#### INFORMATION SHOWN:
-------
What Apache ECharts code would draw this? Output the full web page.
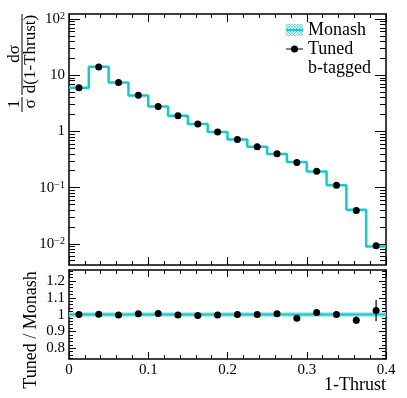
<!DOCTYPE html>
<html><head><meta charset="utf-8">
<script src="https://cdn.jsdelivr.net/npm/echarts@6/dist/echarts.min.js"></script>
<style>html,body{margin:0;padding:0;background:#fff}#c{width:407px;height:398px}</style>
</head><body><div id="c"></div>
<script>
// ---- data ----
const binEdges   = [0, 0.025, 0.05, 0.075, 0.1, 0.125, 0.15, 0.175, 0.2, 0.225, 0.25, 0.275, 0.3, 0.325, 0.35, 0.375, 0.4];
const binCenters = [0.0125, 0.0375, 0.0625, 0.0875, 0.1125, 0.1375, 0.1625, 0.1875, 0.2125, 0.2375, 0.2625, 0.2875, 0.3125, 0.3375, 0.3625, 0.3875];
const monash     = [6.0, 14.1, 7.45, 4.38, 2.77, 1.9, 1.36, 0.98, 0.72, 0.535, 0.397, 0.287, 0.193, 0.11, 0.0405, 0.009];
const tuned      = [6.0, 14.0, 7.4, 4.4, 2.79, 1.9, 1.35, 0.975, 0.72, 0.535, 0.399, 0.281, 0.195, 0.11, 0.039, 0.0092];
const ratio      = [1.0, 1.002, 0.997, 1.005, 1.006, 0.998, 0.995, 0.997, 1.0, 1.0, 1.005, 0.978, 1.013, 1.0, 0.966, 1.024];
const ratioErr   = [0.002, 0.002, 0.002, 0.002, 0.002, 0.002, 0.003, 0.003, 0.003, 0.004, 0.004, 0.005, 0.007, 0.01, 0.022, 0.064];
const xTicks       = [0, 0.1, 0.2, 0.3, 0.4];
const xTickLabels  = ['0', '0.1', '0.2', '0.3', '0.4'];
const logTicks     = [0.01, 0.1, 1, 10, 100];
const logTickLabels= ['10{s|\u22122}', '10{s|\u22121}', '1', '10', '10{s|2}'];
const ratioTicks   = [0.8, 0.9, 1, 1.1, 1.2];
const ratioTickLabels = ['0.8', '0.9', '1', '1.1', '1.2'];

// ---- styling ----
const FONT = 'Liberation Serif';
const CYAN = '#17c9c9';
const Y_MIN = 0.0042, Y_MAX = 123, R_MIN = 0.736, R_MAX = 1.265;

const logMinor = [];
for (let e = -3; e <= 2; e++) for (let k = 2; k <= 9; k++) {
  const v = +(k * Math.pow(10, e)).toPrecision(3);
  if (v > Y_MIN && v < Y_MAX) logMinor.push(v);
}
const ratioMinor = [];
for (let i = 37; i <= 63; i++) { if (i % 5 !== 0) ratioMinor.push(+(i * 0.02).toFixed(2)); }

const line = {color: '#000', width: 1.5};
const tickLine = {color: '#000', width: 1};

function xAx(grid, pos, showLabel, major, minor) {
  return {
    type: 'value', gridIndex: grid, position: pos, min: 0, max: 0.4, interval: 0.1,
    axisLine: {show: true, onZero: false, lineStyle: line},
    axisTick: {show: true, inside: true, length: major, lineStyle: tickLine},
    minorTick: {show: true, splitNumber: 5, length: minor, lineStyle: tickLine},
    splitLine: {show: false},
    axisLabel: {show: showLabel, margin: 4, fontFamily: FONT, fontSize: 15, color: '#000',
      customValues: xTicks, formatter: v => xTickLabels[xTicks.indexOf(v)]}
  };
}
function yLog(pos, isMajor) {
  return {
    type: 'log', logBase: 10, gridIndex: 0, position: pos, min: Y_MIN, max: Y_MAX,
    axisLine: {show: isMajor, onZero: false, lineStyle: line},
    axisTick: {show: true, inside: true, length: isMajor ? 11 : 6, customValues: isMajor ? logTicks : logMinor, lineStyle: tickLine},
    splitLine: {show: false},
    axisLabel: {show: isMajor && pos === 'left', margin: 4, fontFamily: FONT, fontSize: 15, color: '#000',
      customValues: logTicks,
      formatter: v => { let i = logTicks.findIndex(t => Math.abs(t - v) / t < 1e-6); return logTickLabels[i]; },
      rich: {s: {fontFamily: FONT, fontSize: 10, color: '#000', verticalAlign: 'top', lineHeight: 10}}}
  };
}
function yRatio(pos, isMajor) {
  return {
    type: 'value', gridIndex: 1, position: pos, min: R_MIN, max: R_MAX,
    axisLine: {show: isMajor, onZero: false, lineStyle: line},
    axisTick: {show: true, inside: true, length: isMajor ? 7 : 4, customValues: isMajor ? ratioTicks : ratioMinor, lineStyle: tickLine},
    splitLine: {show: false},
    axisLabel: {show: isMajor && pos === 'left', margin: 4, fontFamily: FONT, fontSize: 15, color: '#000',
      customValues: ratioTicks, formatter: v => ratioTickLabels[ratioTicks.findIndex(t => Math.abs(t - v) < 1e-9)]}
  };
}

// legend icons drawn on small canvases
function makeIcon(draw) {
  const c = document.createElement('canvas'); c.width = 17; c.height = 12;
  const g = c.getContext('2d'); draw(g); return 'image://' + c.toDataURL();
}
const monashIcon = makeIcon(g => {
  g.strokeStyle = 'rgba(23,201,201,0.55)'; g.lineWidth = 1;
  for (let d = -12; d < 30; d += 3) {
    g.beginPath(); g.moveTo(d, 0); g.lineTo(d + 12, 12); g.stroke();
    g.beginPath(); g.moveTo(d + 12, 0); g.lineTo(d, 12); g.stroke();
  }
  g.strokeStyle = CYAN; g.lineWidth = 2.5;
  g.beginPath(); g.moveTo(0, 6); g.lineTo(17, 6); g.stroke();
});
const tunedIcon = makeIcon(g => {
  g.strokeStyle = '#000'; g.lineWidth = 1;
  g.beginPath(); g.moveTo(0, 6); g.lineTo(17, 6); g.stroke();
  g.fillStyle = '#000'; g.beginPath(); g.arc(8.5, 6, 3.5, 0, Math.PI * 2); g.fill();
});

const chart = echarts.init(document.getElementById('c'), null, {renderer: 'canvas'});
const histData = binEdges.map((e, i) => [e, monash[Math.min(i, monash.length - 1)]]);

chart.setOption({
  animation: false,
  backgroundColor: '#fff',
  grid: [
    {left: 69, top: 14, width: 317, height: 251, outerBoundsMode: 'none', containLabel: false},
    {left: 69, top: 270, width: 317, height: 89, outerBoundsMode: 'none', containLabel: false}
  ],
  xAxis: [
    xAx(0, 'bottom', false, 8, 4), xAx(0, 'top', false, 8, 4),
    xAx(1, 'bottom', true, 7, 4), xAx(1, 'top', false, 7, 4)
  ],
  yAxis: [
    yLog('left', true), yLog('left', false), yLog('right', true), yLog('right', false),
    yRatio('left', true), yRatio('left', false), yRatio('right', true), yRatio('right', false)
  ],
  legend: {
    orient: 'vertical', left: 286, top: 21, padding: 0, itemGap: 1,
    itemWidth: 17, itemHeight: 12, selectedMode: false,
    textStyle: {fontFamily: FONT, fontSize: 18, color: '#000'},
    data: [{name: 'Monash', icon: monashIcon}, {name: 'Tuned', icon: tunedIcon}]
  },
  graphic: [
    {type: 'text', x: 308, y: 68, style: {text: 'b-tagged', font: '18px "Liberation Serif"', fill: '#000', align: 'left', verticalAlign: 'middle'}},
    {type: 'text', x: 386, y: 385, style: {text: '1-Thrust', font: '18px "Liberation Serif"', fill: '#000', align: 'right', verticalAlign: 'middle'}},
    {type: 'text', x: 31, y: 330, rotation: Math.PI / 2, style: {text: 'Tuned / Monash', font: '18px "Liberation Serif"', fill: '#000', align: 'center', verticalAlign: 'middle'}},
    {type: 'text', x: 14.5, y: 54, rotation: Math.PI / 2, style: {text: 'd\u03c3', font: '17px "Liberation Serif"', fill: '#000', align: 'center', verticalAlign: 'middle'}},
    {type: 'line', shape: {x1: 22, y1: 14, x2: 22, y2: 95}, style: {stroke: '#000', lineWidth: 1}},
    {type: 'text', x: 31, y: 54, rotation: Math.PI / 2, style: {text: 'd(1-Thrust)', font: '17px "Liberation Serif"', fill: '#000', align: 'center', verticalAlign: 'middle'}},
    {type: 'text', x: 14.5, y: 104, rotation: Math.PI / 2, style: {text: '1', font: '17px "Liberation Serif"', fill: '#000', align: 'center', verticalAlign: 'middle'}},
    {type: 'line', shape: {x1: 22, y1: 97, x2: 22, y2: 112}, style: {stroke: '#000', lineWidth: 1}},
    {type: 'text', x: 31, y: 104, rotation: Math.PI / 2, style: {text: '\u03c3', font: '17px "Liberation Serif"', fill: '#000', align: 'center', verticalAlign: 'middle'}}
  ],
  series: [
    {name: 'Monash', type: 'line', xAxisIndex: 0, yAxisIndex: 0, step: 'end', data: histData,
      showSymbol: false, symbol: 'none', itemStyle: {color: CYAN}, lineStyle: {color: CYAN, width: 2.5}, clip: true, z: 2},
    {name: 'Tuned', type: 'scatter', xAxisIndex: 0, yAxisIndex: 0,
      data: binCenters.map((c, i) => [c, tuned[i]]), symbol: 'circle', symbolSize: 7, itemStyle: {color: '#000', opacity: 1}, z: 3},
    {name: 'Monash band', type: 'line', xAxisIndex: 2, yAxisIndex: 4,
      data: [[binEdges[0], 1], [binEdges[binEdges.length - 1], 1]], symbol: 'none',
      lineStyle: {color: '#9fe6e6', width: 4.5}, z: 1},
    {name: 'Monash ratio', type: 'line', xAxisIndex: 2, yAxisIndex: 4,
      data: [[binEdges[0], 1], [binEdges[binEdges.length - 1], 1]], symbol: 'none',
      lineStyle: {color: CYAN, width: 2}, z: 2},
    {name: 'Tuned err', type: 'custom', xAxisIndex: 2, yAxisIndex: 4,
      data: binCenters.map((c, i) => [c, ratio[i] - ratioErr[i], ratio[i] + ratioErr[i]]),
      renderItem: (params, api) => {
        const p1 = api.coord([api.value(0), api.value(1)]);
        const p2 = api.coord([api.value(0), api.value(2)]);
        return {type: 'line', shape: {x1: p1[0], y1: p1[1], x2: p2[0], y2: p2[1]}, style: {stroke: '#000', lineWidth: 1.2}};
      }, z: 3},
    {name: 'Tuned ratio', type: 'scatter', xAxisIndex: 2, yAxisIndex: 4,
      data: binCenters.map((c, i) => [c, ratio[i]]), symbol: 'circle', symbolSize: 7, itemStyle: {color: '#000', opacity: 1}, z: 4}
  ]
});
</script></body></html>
-------
Everything from the top line of the data down to and including the line with "const Y_MIN = 0.0042, Y_MAX" is to be copied, except the pictures.

What Apache ECharts code would draw this? Output the full web page.
<!DOCTYPE html>
<html><head><meta charset="utf-8">
<script src="https://cdn.jsdelivr.net/npm/echarts@6/dist/echarts.min.js"></script>
<style>html,body{margin:0;padding:0;background:#fff}#c{width:407px;height:398px}</style>
</head><body><div id="c"></div>
<script>
// ---- data ----
const binEdges   = [0, 0.025, 0.05, 0.075, 0.1, 0.125, 0.15, 0.175, 0.2, 0.225, 0.25, 0.275, 0.3, 0.325, 0.35, 0.375, 0.4];
const binCenters = [0.0125, 0.0375, 0.0625, 0.0875, 0.1125, 0.1375, 0.1625, 0.1875, 0.2125, 0.2375, 0.2625, 0.2875, 0.3125, 0.3375, 0.3625, 0.3875];
const monash     = [6.0, 14.1, 7.45, 4.38, 2.77, 1.9, 1.36, 0.98, 0.72, 0.535, 0.397, 0.287, 0.193, 0.11, 0.0405, 0.009];
const tuned      = [6.0, 14.0, 7.4, 4.4, 2.79, 1.9, 1.35, 0.975, 0.72, 0.535, 0.399, 0.281, 0.195, 0.11, 0.039, 0.0092];
const ratio      = [1.0, 1.002, 0.997, 1.005, 1.006, 0.998, 0.995, 0.997, 1.0, 1.0, 1.005, 0.978, 1.013, 1.0, 0.966, 1.024];
const ratioErr   = [0.002, 0.002, 0.002, 0.002, 0.002, 0.002, 0.003, 0.003, 0.003, 0.004, 0.004, 0.005, 0.007, 0.01, 0.022, 0.064];
const xTicks       = [0, 0.1, 0.2, 0.3, 0.4];
const xTickLabels  = ['0', '0.1', '0.2', '0.3', '0.4'];
const logTicks     = [0.01, 0.1, 1, 10, 100];
const logTickLabels= ['10{s|\u22122}', '10{s|\u22121}', '1', '10', '10{s|2}'];
const ratioTicks   = [0.8, 0.9, 1, 1.1, 1.2];
const ratioTickLabels = ['0.8', '0.9', '1', '1.1', '1.2'];

// ---- styling ----
const FONT = 'Liberation Serif';
const CYAN = '#17c9c9';
const Y_MIN = 0.0042, Y_MAX = 123, R_MIN = 0.736, R_MAX = 1.265;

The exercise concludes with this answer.